There is, to begin with, the abrogation of the bare essentials of journalistic practice. Sabrina Rubin Erdely is entitled to her opinion, of course, and her disdain for fraternity boys and the University of Virginia (not necessarily in that order) is evident throughout her account. But by her own admission, she not only shopped around the country for a story that would support her presumptions about campus “rape culture,” but relied exclusively on the veracity of “Jackie,” making little or no effort to confirm the story’s most improbable details, or confront (much less identify) the seven undergraduates “Jackie” accused of violent rape. For its part, Rolling Stone seems to have disdained the very idea of due diligence, content to publish an accusation of rape without question.
This is not, in itself, a shocking development: Rolling Stone was a hot book during the Nixon and Ford administrations, but its “serious” journalism is largely behind it. That does not explain, however, the willingness of the media, in general, to accept the truth of the allegations against UVA and its “culture”—unless the media are predisposed to do so. Which, of course, they are. Just as the press was quick to embrace the false premises of the 2006 accusation of rape against the Duke lacrosse team, it was equally eager to believe the worst of frat boys, Greek life, social practices, and campus customs at another prestigious Southern institution of higher learning.
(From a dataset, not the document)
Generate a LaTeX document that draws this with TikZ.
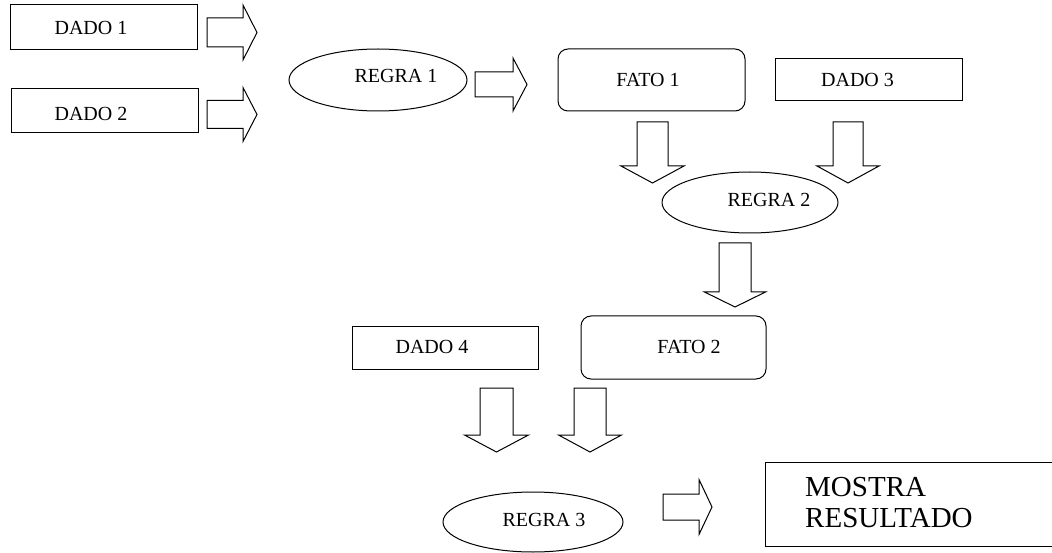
\documentclass[tikz,border=0pt]{standalone}
\usepackage{fontspec}
\setmainfont{Liberation Serif}
\usetikzlibrary{shapes.geometric}

\tikzset{
  outline/.style={draw=black, line width=1pt},
  databox/.style={outline, rectangle, inner sep=0pt},
  factbox/.style={outline, rectangle, rounded corners=10pt, inner sep=0pt},
  rulebox/.style={outline, ellipse, inner sep=0pt},
  lbl/.style={inner sep=0pt, font=\fontsize{20}{24}\selectfont},
  biglbl/.style={inner sep=0pt, align=left, font=\fontsize{29}{31}\selectfont},
  blockarrow/.style={outline, line join=miter, fill=white},
}

% hollow block arrow pointing right:
% name, tail x, axis y, body length, body half-height, head length, head half-height
\newcommand\RightBlock[7]{%
  \draw[blockarrow] ({#2},{#3-#5}) -- ({#2+#4},{#3-#5}) -- ({#2+#4},{#3-#7})
    -- ({#2+#4+#6},{#3}) coordinate (#1) -- ({#2+#4},{#3+#7})
    -- ({#2+#4},{#3+#5}) -- ({#2},{#3+#5}) -- cycle;}

% hollow block arrow pointing down:
% name, axis x, tail y, body length, body half-width, head length, head half-width
\newcommand\DownBlock[7]{%
  \draw[blockarrow] ({#2-#5},{#3}) -- ({#2+#5},{#3}) -- ({#2+#5},{#3+#4})
    -- ({#2+#7},{#3+#4}) -- ({#2},{#3+#4+#6}) coordinate (#1)
    -- ({#2-#7},{#3+#4}) -- ({#2-#5},{#3+#4}) -- cycle;}

\begin{document}
\begin{tikzpicture}[x=1pt, y=-1pt]
  \useasboundingbox (0,0) rectangle (1052,553);
  \clip (0,0) rectangle (1052,553);

  % data boxes
  \node[databox, minimum width=187pt, minimum height=45pt] (dado1) at (103.5,27.5) {};
  \node[databox, minimum width=187pt, minimum height=44pt] (dado2) at (104.5,111) {};
  \node[databox, minimum width=187pt, minimum height=42pt] (dado3) at (868.5,80) {};
  \node[databox, minimum width=186pt, minimum height=43pt] (dado4) at (445,347.5) {};

  % facts
  \node[factbox, minimum width=187pt, minimum height=62pt] (fato1) at (651.5,80) {};
  \node[factbox, minimum width=185pt, minimum height=63pt] (fato2) at (673.5,347.5) {};

  % rules
  \node[rulebox, minimum width=178pt, minimum height=62pt] (regra1) at (378,80) {};
  \node[rulebox, minimum width=176pt, minimum height=61pt] (regra2) at (750,202.5) {};
  \node[rulebox, minimum width=180pt, minimum height=60pt] (regra3) at (533,522) {};

  % result box (runs past the right edge)
  \node[databox, minimum width=305pt, minimum height=84pt] (mostra) at (917.5,504) {};

  % labels
  \node[lbl] (dado1-t) at (91,27.5) {DADO 1};
  \node[lbl] (dado2-t) at (91,114) {DADO 2};
  \node[lbl] (regra1-t) at (396,75.5) {REGRA 1};
  \node[lbl] (fato1-t) at (648,79.5) {FATO 1};
  \node[lbl] (dado3-t) at (857.5,80) {DADO 3};
  \node[lbl] (regra2-t) at (769,200) {REGRA 2};
  \node[lbl] (fato2-t) at (689,347) {FATO 2};
  \node[lbl] (dado4-t) at (432,347) {DADO 4};
  \node[lbl] (regra3-t) at (544,520) {REGRA 3};
  \node[biglbl, anchor=west] (mostra-t) at (805,503) {MOSTRA\\RESULTADO};

  % block arrows
  \RightBlock{a1}{207}{32.5}{36}{14.5}{14}{27.5}
  \RightBlock{a2}{207}{114.5}{36}{14}{14}{27}
  \RightBlock{a3}{475}{84.5}{38}{12.5}{14}{26.5}
  \RightBlock{a4}{663}{507}{36}{13}{13}{27.5}
  \DownBlock{d1}{652.5}{122}{44}{15.5}{17}{31.5}
  \DownBlock{d2}{848}{122}{44}{15}{17}{31}
  \DownBlock{d3}{735}{243}{49}{16}{15}{30.5}
  \DownBlock{d4}{496.5}{388}{47}{16.5}{17}{32}
  \DownBlock{d5}{590}{388}{47}{16}{17}{31.5}
\end{tikzpicture}
\end{document}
This conscious neglect of professional responsibility—indeed, suspension of the media’s natural, and well-advertised, skepticism—might well be explained by an old, and well-warmed, chestnut: political bias. Except that in this case, as in others, credulity and prejudice combine to do genuine harm. For whatever reasons, “Jackie,” Sabrina Rubin Erdely, and Rolling Stone were willing to generate a virtual lynch mob involving serious criminal accusations against (presumably) innocent people. And the press, which should be the first to ask questions, dig into records, and expose contradictions and inconsistencies, was the voice of unreason.